As you can imagine, there is a lot of activity planned around talent management and the culture for people to feel that opportunities are open to them. Perhaps not surprisingly, we have a wide group of people from those that are looking for a stopgap job, to those that see Gatwick as a long-term career. We have some very talented people in the numerous departments at the airport, and I’ve worked at creating a culture that management and leadership are completely onside with, moving talented people up through the ranks, rather than what I experienced, a series of sideways moves at BA. So now we have that impetus and we are all looking at talent attraction and retention, through development, in terms of skills and career, as well as a culture which promotes career progression. This is a part of an overarching programme that we call the “Rhythm of Gatwick”, which promotes a more direct and sensitive line of management. A good example is with our security staff, they come to the same place of work every day, but every day is potentially different, in terms of what they need to be aware of. So in the past, it was difficult to brief a large group of people, all working different shifts, to make them aware of very important information. So we have teams that are much more aligned with their team leaders.

At what stage are you now, in terms of the overall programme, and what is left to do?  

Well things were pretty bad before, so there’s still a long way to go. I think we are still at base camp, we still have work to do, in terms of consistent leadership. We have the foundations and the next phase is the continuation of improvements in passenger experience, so continuing to focus on the importance on passenger experience. Yes people are more engaged, so there are definite and strong improvements. Underpinning all the good work we’re doing is the stability of ownership over the past three years, the shareholders, we feel confident that we are in charge of our own destiny, so that is a major part of the building blocks necessary to bring through the changes. I think what is absolutely key now is consistency and momentum. For example, we have for the first time ever, got performance management moving in the right direction, and we’re having the conversations to ensure that people are at the right level they need to be, and looking at making sure we have the skills to meet the challenges in the next stages of our development.

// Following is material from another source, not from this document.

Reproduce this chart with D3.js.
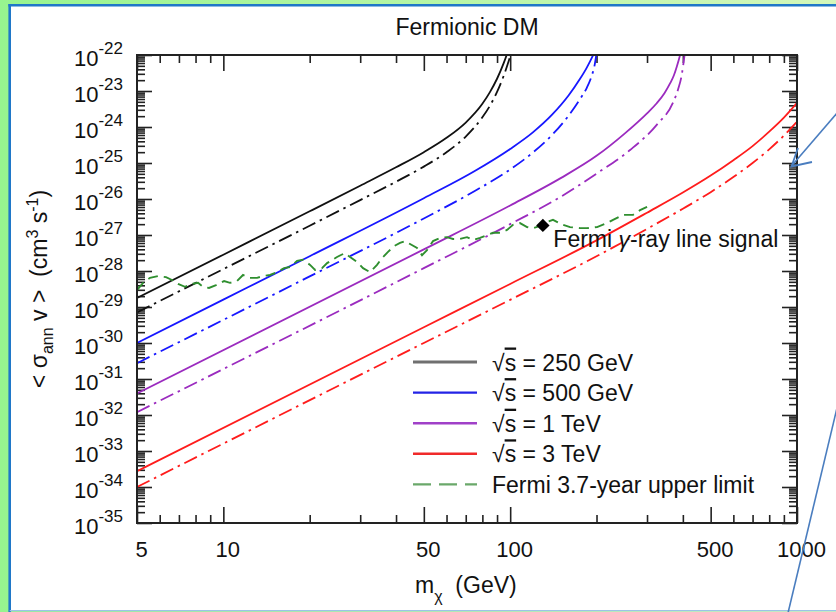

Looking to the future, what do you think are the big challenges for Gatwick?  

I think it’s being competitive and making those shifts. As I look ahead we need to look towards our cost base in a way that keeps people engaged, and were going to do it in an informed way, and a significant focus will be on the passenger experience, especially in consideration of the building work that is being done. As for talent development in the future, I want to build a culture where people are developed from within, the leaders of tomorrow, to really galvanise Gatwick as a place for great long-term career development, for those that want that. That is going to be a significant step-change in engagement and performance, in my opinion.

What would you say, from your personal career experience, has driven your objectives here at Gatwick?  

You have to have tough skin in HR, especially in an environment like this. At first, there was quite a lot of resistance to the changes I wanted to bring through and even personal resentment. It’s important you don’t take things personally when you have a job to do and you are convinced that what you’re about is right for the organisation. You have to have sharp elbows, indeed so does HR in general, and having an edge is important and I don’t see HR as just a service provider, there has to be steel beneath the skin.